Importantly, Peirce point about protoplasm was the thermodynamic one. Thermodynamics had explained existence in terms of an entropy principle. And that made negentropy - the emergence of cosmic organisation a real problem. Even worse for Peirce's developmental cosmology, this new mechanical notion of entropy said the cosmos must begin in a state of high order, and his chaos is what comes at the end in a heat death.
So Peirce was wanting to say no. The ancient's had it right with their organicism. First there was an endlessly lively chaos, then this developed constraints to produce the well organised, very habitual, cosmos we see around us today. And so Peirce foresaw what was eventually proven by Prigogine. Boltzmann's mechanical version of thermodynamics is simply the reduced and deadened version of the livelier thermodynamics of modern dissipative structure theory. And cosmologists like Layzer have been championing a developmental cosmology as a consequence.
Anyway, the point is that when Peirce speaks about a cosmic mind, he means one actually ruled by psychical law and so one in which the key fact is not the emergence of consciousness - a surplus of feeling - but instead about the constraint or suppression of that in order to produce the regularity of habits.

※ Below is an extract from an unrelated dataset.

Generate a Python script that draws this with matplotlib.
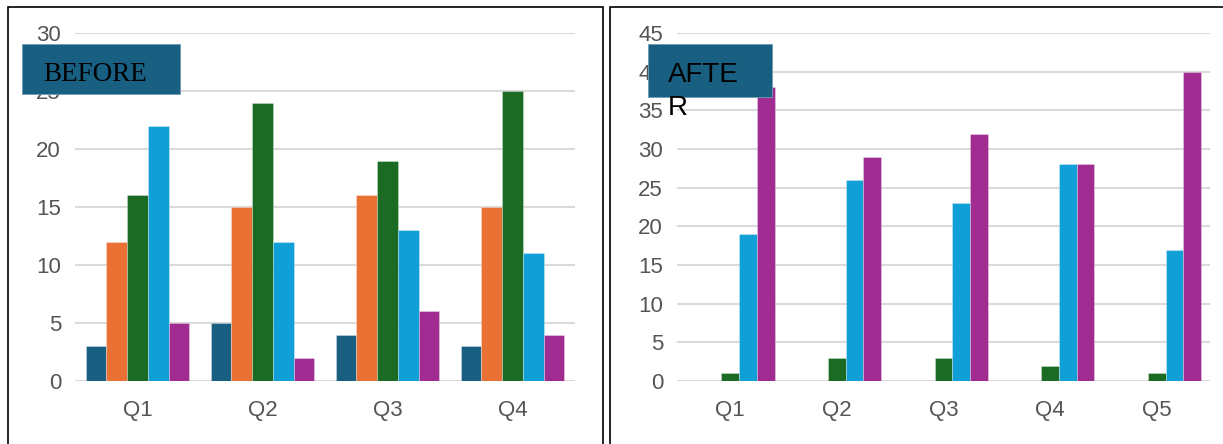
import matplotlib.pyplot as plt
import numpy as np
from matplotlib.patches import Rectangle

# series colours (same order in both panels)
colors = ['#185F82', '#EA7134', '#1B6B25', '#119FD7', '#A02C92']

before_labels = ['Q1', 'Q2', 'Q3', 'Q4']
before_s1 = [3, 5, 4, 3]
before_s2 = [12, 15, 16, 15]
before_s3 = [16, 24, 19, 25]
before_s4 = [22, 12, 13, 11]
before_s5 = [5, 2, 6, 4]

after_labels = ['Q1', 'Q2', 'Q3', 'Q4', 'Q5']
after_s1 = [0, 0, 0, 0, 0]
after_s2 = [0, 0, 0, 0, 0]
after_s3 = [1, 3, 3, 2, 1]
after_s4 = [19, 26, 23, 28, 17]
after_s5 = [38, 29, 32, 28, 40]

plt.rcParams['font.family'] = ['Liberation Sans', 'DejaVu Sans']

fig = plt.figure(figsize=(12.23, 4.44), dpi=100)
W, H = 1223, 444


def px_axes(x0, x1, y0, y1):
    # pixel box (top-left origin) -> figure axes
    return fig.add_axes([x0 / W, 1 - y1 / H, (x1 - x0) / W, (y1 - y0) / H])


def draw_bars(ax, labels, series, ymax):
    n = len(series)
    w = 0.166
    x = np.arange(len(labels))
    for i, vals in enumerate(series):
        ax.bar(x + (i - (n - 1) / 2) * w, vals, w, color=colors[i],
               edgecolor=(1, 1, 1, 0.35), linewidth=0.6, zorder=3)
    ax.set_xlim(-0.5, len(labels) - 0.5)
    ax.set_ylim(0, ymax)
    ax.set_yticks(np.arange(0, ymax + 1, 5))
    ax.set_xticks(x)
    ax.set_xticklabels(labels)
    ax.grid(axis='y', color='#DADADA', linewidth=1.5, zorder=0)
    for s in ax.spines.values():
        s.set_visible(False)
    ax.tick_params(axis='both', length=0, labelsize=16, labelcolor='#555555')
    ax.tick_params(axis='x', pad=14)
    ax.tick_params(axis='y', pad=10)
    ax.set_facecolor('none')


ax1 = px_axes(75, 575, 33, 381)
draw_bars(ax1, before_labels,
          [before_s1, before_s2, before_s3, before_s4, before_s5], 30)

ax2 = px_axes(677, 1210, 33, 381)
draw_bars(ax2, after_labels,
          [after_s1, after_s2, after_s3, after_s4, after_s5], 45)

# panel frames
def px_rect(x0, y0, x1, y1, **kw):
    fig.patches.append(Rectangle((x0 / W, 1 - y1 / H), (x1 - x0) / W, (y1 - y0) / H,
                                 transform=fig.transFigure, **kw))


px_rect(8, 7, 603, 460, fill=False, edgecolor='black', linewidth=1.2)
px_rect(610, 7, 1240, 460, fill=False, edgecolor='black', linewidth=1.2)

# label boxes
px_rect(22, 44, 180, 94, facecolor='#185F82', edgecolor='#6F9BB3', linewidth=0.6, zorder=5)
fig.text(43 / W, 1 - 81 / H, 'BEFORE', fontsize=19.5, family='Liberation Serif',
         color='black', va='baseline', zorder=6)

px_rect(648, 44, 772, 97, facecolor='#185F82', edgecolor='#6F9BB3', linewidth=0.6, zorder=5)
fig.text(668 / W, 1 - 82 / H, 'AFTE', fontsize=20, color='black', va='baseline', zorder=6)
fig.text(668 / W, 1 - 115 / H, 'R', fontsize=20, color='black', va='baseline', zorder=6)

fig.savefig('out.png', dpi=100)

As Short stresses, his objective idealism focuses on the principle of generalisation. Peirce is saying that lawfulness or habits develop via the "spreading" of a confusion of sharply felt instances. Over time, the differences fall away and some commonality emerges - a conception, a schema, a category, a universal. And this comes to encode a constraint on variety. It comes to encode the top-down formal and final purpose that constitutes the being of a habit, with its regulative effect on lively spontaneity.
So you do have a very difficult bit of philosophy here. But what is clear - in my opinion - is that while it sounds like Peirce is simply doing the easy thing of making panpsychic proclamations - the Universe is made of mind stuff - you really have to pay attention to the technical detail of how he really intends to cash out his objective idealism. And there he starts to talk about mechanical/material laws vs organic/psychical laws.
So - as is the case with modern biosemiotics - he really is focused on trying to fix the shortcomings of reductionism by bringing in four causes Aristoteleanism. He is saying life and mind do show there must be more to nature than a mechanist's conception of reality as a clutter of blindly bumping lumps, a rain of atoms in a void. And psychical laws - the story of habit formation in living beings right from humans down to protoplasm - capture the essence of that.
So it is not that nature has phenomenological experience everywhere in some degree - the panpsychic position. It is that nature everywhere is organised by this common "psychical" principle of habit-formation or the universal growth in reasonableness.
You could say in this light that matter is effete mind in having gone right to the extreme of being so habitual as to be deterministic. And humans - because of their complex organisation - are instead a lively balance of feeling and habits. Humans have huge capacity for development in their own lifetimes.
After his objective idealism phase, Peirce did continue to develop his semiotics more fully, which is why I personally would describe his ultimate goal as pansemiotics. If you can drop the apparent appeals to phenomenological experience - Peirce was quite plain he was against this dualistic reading - then you are left with his emphasis on a commonality of a semiotic mechanism. It is the way that minds work - by generalising away a chaos of fluctuating feeling to arrive at the intelligible regularity of habit - which is the insight he wanted to apply to a developmental metaphysics of existence itself.